Metasatu.com – Dalam beberapa hari terakhir, muncul peristiwa pelecehan seksual yang dilakukan oleh oknum pendidik kepada muridnya, terutama pengasuh pondok pesantren kepada santriwatinya.
Pelecehan seksual bukan hanya terjadi di level Sekolah Dasar (SD), namun juga perguruan tinggi. Pelecehan seksual di lingkungan pondok pesantren juga bukan hanya terjadi di tingkat pendidikan kanak-kanak, namun juga dewasa.
Dari sini, kita tidak bisa mengeneralisir bahwa pendidikan di pondok pesantren (ponpes) rawan terjadinya pelecehan seksual. Peristiwa yang terjadi di Bandung, Banyuwangi hingga Jombang, bukan alas pembenar pendidikan di ponpes “berbahaya”.
Namun kita pun tidak menafikan, model pendidikan di ponpes menjadi tantangan tersendiri, terutama yang didirikan dan dikelola oleh pribadi dan rekrutmen pengajarnya atas dasar hubungan kekerabatan semata.
Tentu sulit dipantau terutama dalam hal penerapan kurikulum pendidikan dan “muatan lokal” yang diajarkan. Bukankah atas dasar prinsip “muatan lokal” ada sejumlah ponpes memiliki mata pelajaran tambahan selain kurikulum dari Kementerian Agama?
Dari sini awal mula munculnya pembenaran terhadap ajaran-ajaran yang “menyimpang” yang semata-mata bertujuan untuk pemuas nafsu.
Tentu saja pelecehan seksual yang saat ini marak terjadi di lingkungan ponpes juga bukan bagian dari ajaran agama islam. Ingat, ponpes sudah menjadi lembaga pendidikan jauh sebelum Indonesia mengenal sekolah umum.
Fakta lainnya adalah kasus serupa juga pernah terjadi di lingkungan lembaga pendidikan agama lain, dan bahkan di lingkungan tempat ibadah.
Kita percaya, tidak ada agama yang mengajarkan hal demikian itu. Apa yang terjadi, hanya ulah oknum yang memanipulasi ajaran agama untuk pemuas nafsu bejatnya.
Kita pun menyeru kepada penegak hukum untuk memberikan hukuman yang setimpal agar menimbulkan efek jera (shock therapy) sekaligus pesan kepada yang lain agar tidak terjerumus pada hal yang sama.

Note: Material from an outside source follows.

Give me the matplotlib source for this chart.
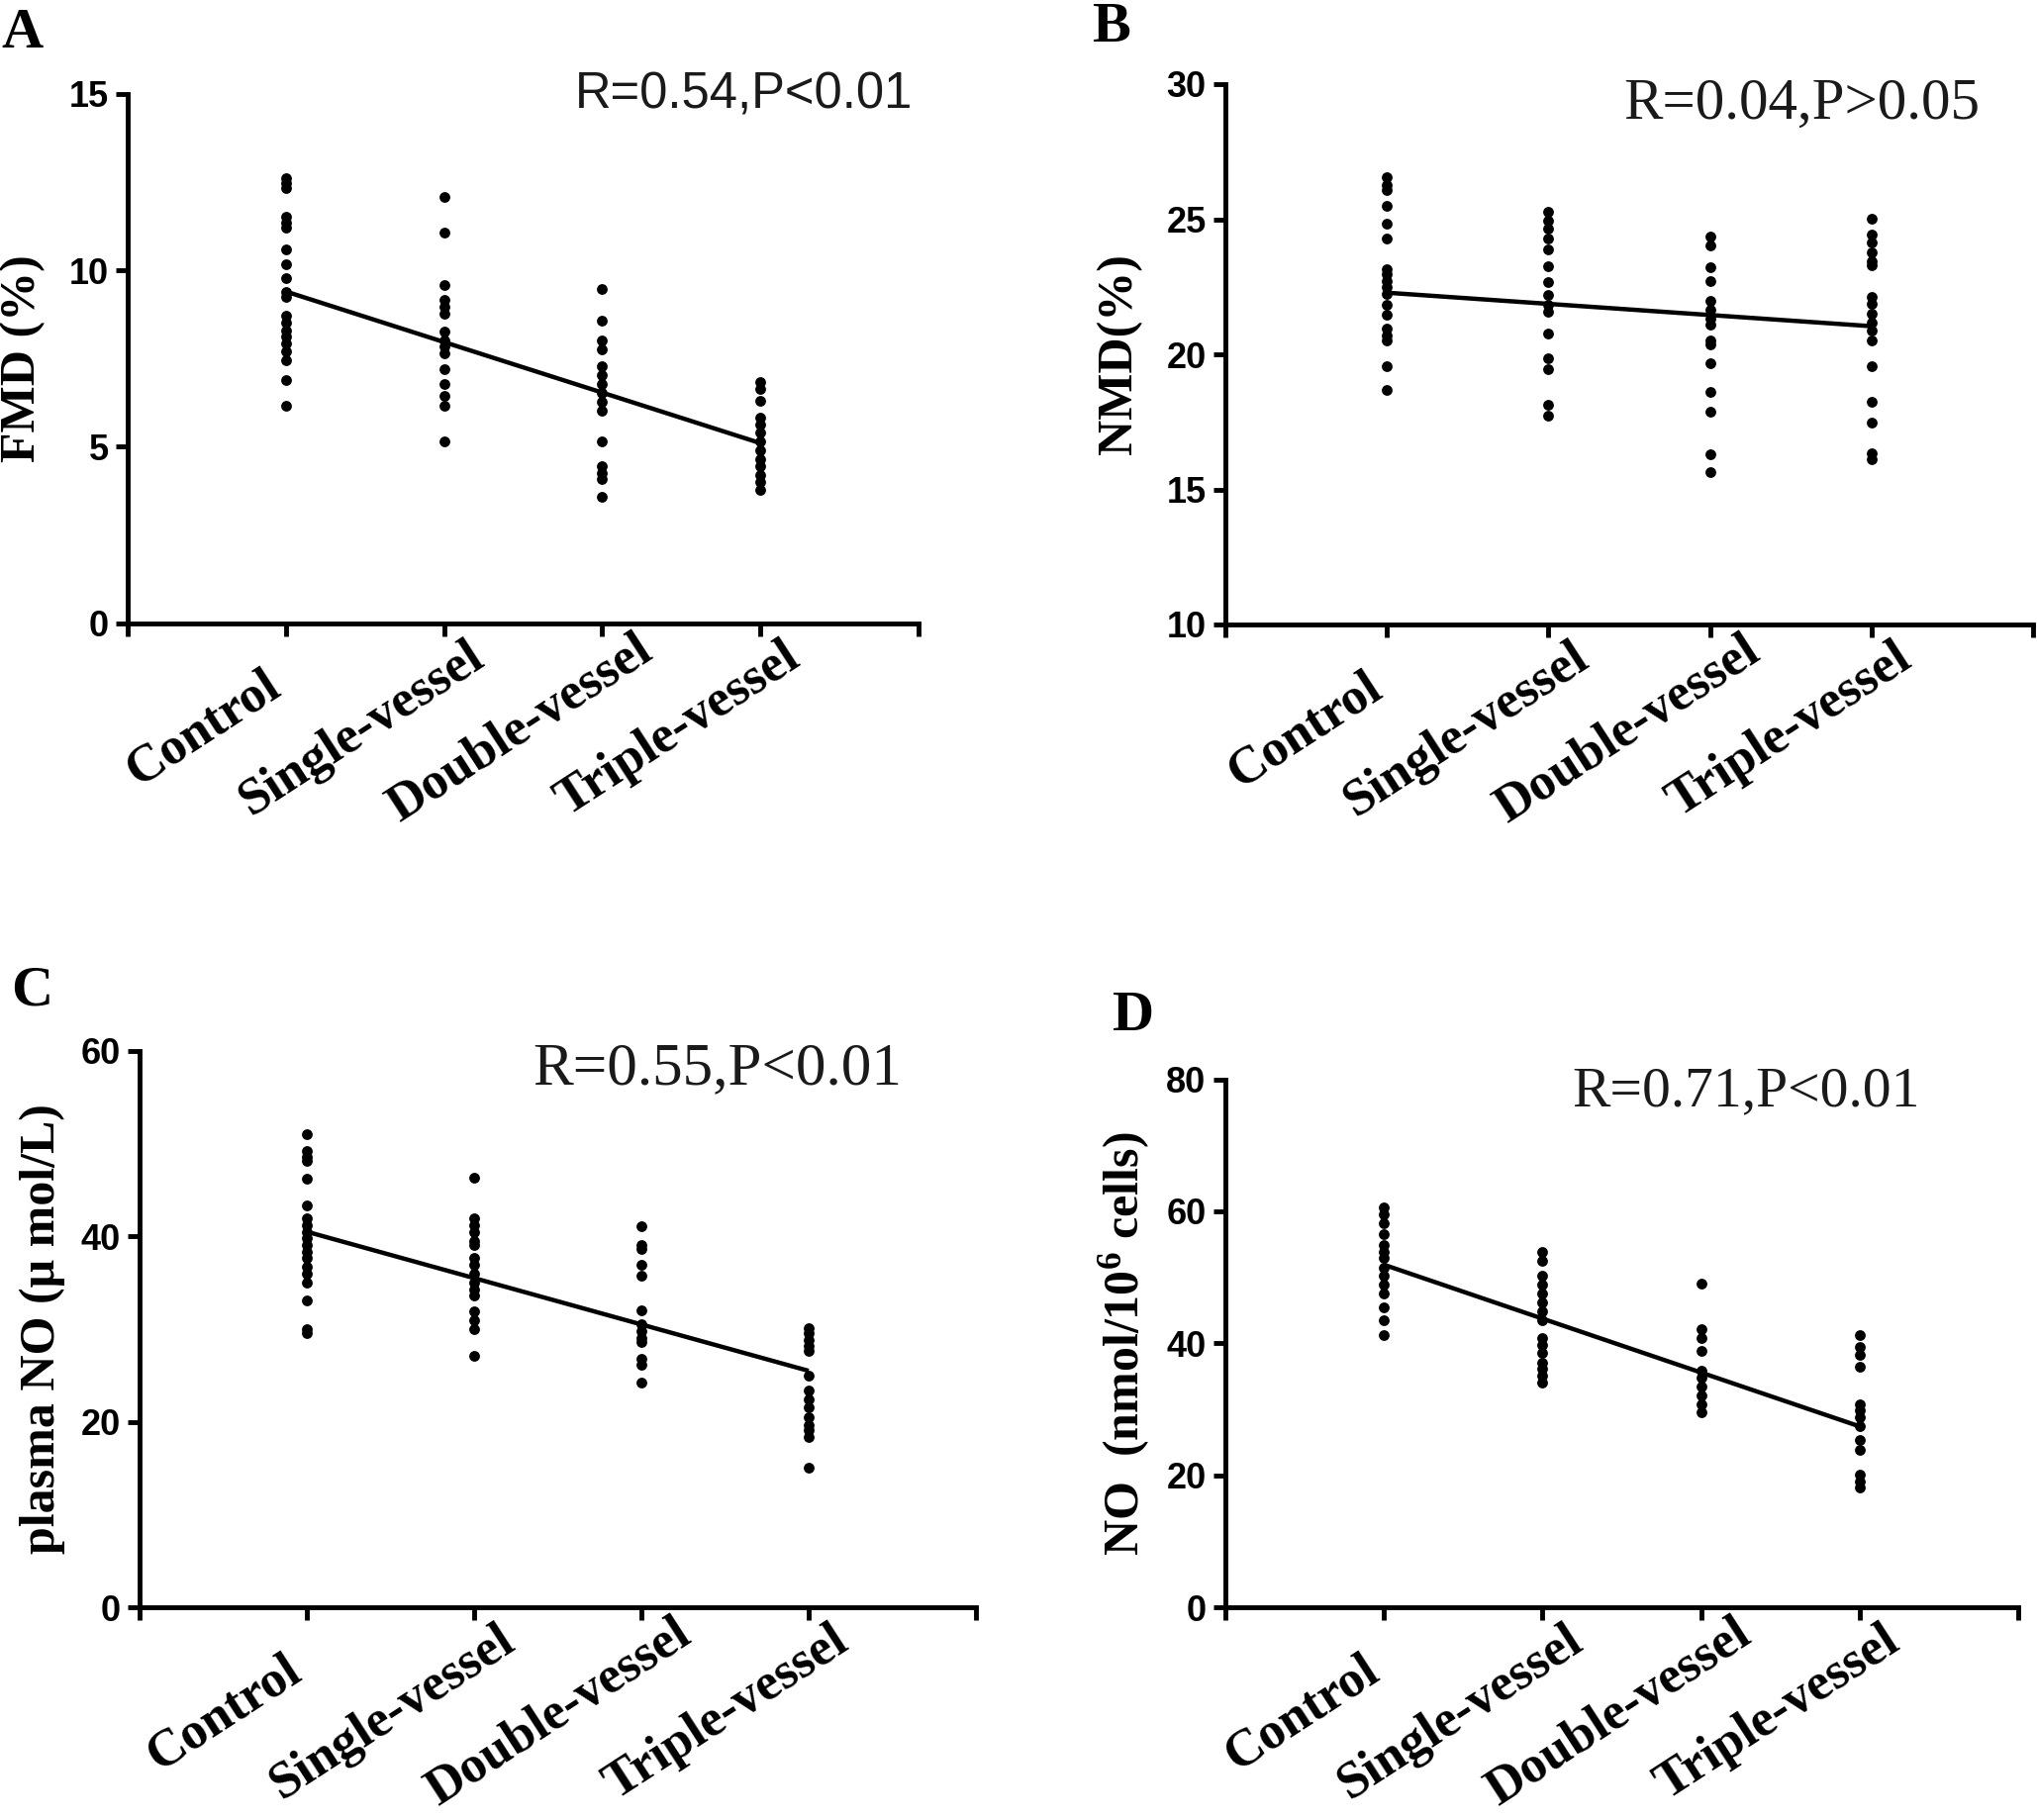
import numpy as np
import matplotlib
matplotlib.use("Agg")
import matplotlib.pyplot as plt
from matplotlib.transforms import ScaledTranslation

plt.rcParams['mathtext.fontset'] = 'custom'
plt.rcParams['mathtext.rm'] = 'Liberation Serif:bold'
plt.rcParams['mathtext.bf'] = 'Liberation Serif:bold'
plt.rcParams['mathtext.it'] = 'Liberation Serif:bold'

groups = ["Control", "Single-vessel", "Double-vessel", "Triple-vessel"]

# Panel A: FMD (%)
fmd_control = [12.62, 12.47, 12.32, 11.53, 11.34, 11.22, 10.59, 10.18, 9.77, 9.40, 9.25,
               8.71, 8.52, 8.30, 8.12, 7.92, 7.71, 7.46, 6.89, 6.17]
fmd_single = [12.07, 11.07, 9.59, 9.15, 8.96, 8.77, 8.27, 8.02, 7.83, 7.64, 7.21, 6.77,
              6.45, 6.17, 5.16]
fmd_double = [9.46, 8.58, 8.02, 7.77, 7.27, 7.02, 6.77, 6.52, 6.27, 6.02, 5.16, 4.45,
              4.26, 4.07, 3.57]
fmd_triple = [6.83, 6.64, 6.29, 5.83, 5.64, 5.39, 5.14, 4.89, 4.64, 4.45, 4.20, 4.01, 3.78]
fmd_fit = [9.40, 5.10]

# Panel B: NMD (%)
nmd_control = [26.57, 26.27, 26.07, 25.50, 24.85, 24.28, 23.16, 22.97, 22.72, 22.48, 22.23,
               21.82, 21.46, 20.97, 20.71, 20.52, 19.57, 18.68]
nmd_single = [25.29, 24.96, 24.64, 24.28, 23.87, 23.25, 22.67, 22.18, 21.82, 21.58, 20.76,
              19.86, 19.45, 18.14, 17.74]
nmd_double = [24.36, 24.03, 23.21, 22.72, 21.99, 21.66, 21.33, 21.09, 20.52, 20.35, 19.66,
              18.59, 17.87, 16.30, 15.64]
nmd_triple = [25.01, 24.44, 24.15, 23.79, 23.46, 23.30, 22.12, 21.86, 21.50, 21.17, 20.87,
              20.52, 19.57, 18.26, 17.46, 16.35, 16.10]
nmd_fit = [22.28, 21.04]

# Panel C: plasma NO (umol/L)
pno_control = [50.95, 49.14, 48.57, 48.10, 46.19, 43.33, 41.90, 41.19, 40.48, 39.76, 39.05,
               38.33, 37.62, 36.67, 35.95, 35.00, 33.10, 30.00, 29.52]
pno_single = [46.29, 41.90, 41.19, 40.48, 39.52, 39.05, 37.62, 36.90, 35.95, 35.00, 34.29,
              33.57, 31.90, 30.95, 30.00, 27.14]
pno_double = [41.05, 39.05, 38.57, 36.90, 35.71, 32.00, 30.48, 29.76, 29.05, 28.57, 26.76,
              26.10, 24.19]
pno_triple = [30.10, 29.52, 28.81, 28.19, 27.62, 25.00, 23.33, 22.38, 21.52, 20.48, 19.62,
              19.05, 18.33, 15.00]
pno_fit = [40.48, 25.48]

# Panel D: NO (nmol/10^6 cells)
cno_control = [60.6, 59.6, 58.2, 56.6, 54.9, 53.9, 52.9, 51.5, 50.2, 48.9, 47.5, 45.5,
               43.5, 41.2]
cno_single = [53.9, 52.5, 50.2, 48.9, 47.5, 46.2, 44.8, 43.5, 40.8, 39.8, 38.5, 37.1,
              36.1, 35.1, 34.1]
cno_double = [49.0, 42.2, 40.8, 38.8, 35.8, 34.8, 33.5, 32.1, 30.8, 29.5]
cno_triple = [41.2, 39.5, 38.2, 36.5, 30.8, 29.8, 28.8, 27.4, 25.4, 23.8, 20.1, 19.1, 18.1]
cno_fit = [51.9, 27.4]

tick_family, tick_size = ['Liberation Sans', 'DejaVu Sans'], 26

W, H = 2058, 1839
fig = plt.figure(figsize=(W / 100, H / 100), dpi=100)

panels = [
    dict(rect=[129, 95, 928, 629.5], data=[fmd_control, fmd_single, fmd_double, fmd_triple],
         fit=fmd_fit, ylim=(0, 15), yticks=[0, 5, 10, 15], ylabel="FMD (%)", lab_x=-0.104,
         letter="A", letter_xy=(1, 8),
         stat="R=0.54,P<0.01", stat_xy=(581, 109), stat_font=['Liberation Sans', 'DejaVu Sans'],
         stat_size=36.5),
    dict(rect=[1238, 85, 2054, 631], data=[nmd_control, nmd_single, nmd_double, nmd_triple],
         fit=nmd_fit, ylim=(10, 30), yticks=[10, 15, 20, 25, 30], ylabel="NMD(%)", lab_x=-0.103,
         letter="B", letter_xy=(1103, 2),
         stat="R=0.04,P>0.05", stat_xy=(1640, 120), stat_font=['Liberation Serif', 'DejaVu Serif'],
         stat_size=42.5),
    dict(rect=[141, 1061.6, 986, 1624], data=[pno_control, pno_single, pno_double, pno_triple],
         fit=pno_fit, ylim=(0, 60), yticks=[0, 20, 40, 60], ylabel="plasma NO (\u03bc mol/L)",
         lab_x=-0.089, letter="C", letter_xy=(11, 975),
         stat="R=0.55,P<0.01", stat_xy=(538, 1095), stat_font=['Liberation Serif', 'DejaVu Serif'],
         stat_size=44),
    dict(rect=[1238, 1090.6, 2039, 1624], data=[cno_control, cno_single, cno_double, cno_triple],
         fit=cno_fit, ylim=(0, 80), yticks=[0, 20, 40, 60, 80],
         ylabel="NO  (nmol/10$^{6}$ cells)", lab_x=-0.093, letter="D", letter_xy=(1124, 1001),
         stat="R=0.71,P<0.01", stat_xy=(1588, 1117), stat_font=['Liberation Serif', 'DejaVu Serif'],
         stat_size=41.5),
]

serif = ['Liberation Serif', 'DejaVu Serif']
xpos = np.arange(1, len(groups) + 1)

for p in panels:
    l, t, r, b = p['rect']
    ax = fig.add_axes([l / W, 1 - b / H, (r - l) / W, (b - t) / H])
    for i, vals in enumerate(p['data']):
        ax.plot(np.full(len(vals), xpos[i]), vals, 'o', color='black', markersize=7.8,
                markeredgewidth=0, clip_on=False, zorder=3)
    ax.plot([xpos[0], xpos[-1]], p['fit'], color='black', linewidth=3.2, zorder=4,
            solid_capstyle='butt')
    ax.set_xlim(0, 5)
    ax.set_ylim(*p['ylim'])
    ax.set_xticks(range(0, 6))
    ax.set_xticklabels([])
    ax.set_yticks(p['yticks'])
    ax.set_yticklabels([str(v) for v in p['yticks']], fontfamily=tick_family,
                       fontweight='bold', fontsize=tick_size)
    for s in ['top', 'right']:
        ax.spines[s].set_visible(False)
    for s in ['left', 'bottom']:
        ax.spines[s].set_linewidth(3.5)
        ax.spines[s].set_capstyle('projecting')
    ax.tick_params(axis='both', direction='out', length=9, width=3.5, pad=5, color='black')
    ax.set_ylabel(p['ylabel'], fontfamily=serif, fontweight='bold', fontsize=36)
    ax.yaxis.set_label_coords(p['lab_x'], 0.5)
    # category labels
    for i, g in enumerate(groups):
        tr = ax.get_xaxis_transform() + ScaledTranslation(-60 / 72, -77 / 72, fig.dpi_scale_trans)
        ax.text(xpos[i], 0, g, transform=tr, rotation=33, rotation_mode='anchor',
                ha='center', va='center', fontfamily=serif, fontweight='bold', fontsize=38,
                clip_on=False)
    fig.text(p['stat_xy'][0] / W, 1 - p['stat_xy'][1] / H, p['stat'], ha='left',
             va='baseline', fontfamily=p['stat_font'], fontsize=p['stat_size'], color='#1a1a1a')
    fig.text(p['letter_xy'][0] / W, 1 - p['letter_xy'][1] / H, p['letter'], ha='left', va='top',
             fontfamily=serif, fontweight='bold', fontsize=42)

fig.savefig("out.png", dpi=100, facecolor='white')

Namun pengungkapan dan penegakan hukum terhadap perilaku pelecehan seksual di lembaga pendidikan tidak memuat adanya tujuan lain. Masyarakat akan percaya akan hal itu jika penegakan hukum dilakukan secara transparan dan adil, berlaku sama tanpa melihat “posisi kakinya”.
Kita berharap dengan sungguh-sungguh agar tidak ada pihak yang memanfaatkan peristiwa yang ada untuk membenarkan hal-hal di luar kepentingan pendidikan. Pembenahan sistem pendidikan, pengawasan, dan perlindungan siswa didik, baik di sekolah umum maupun ponpes, harus menjadi tanggung jawab bersama.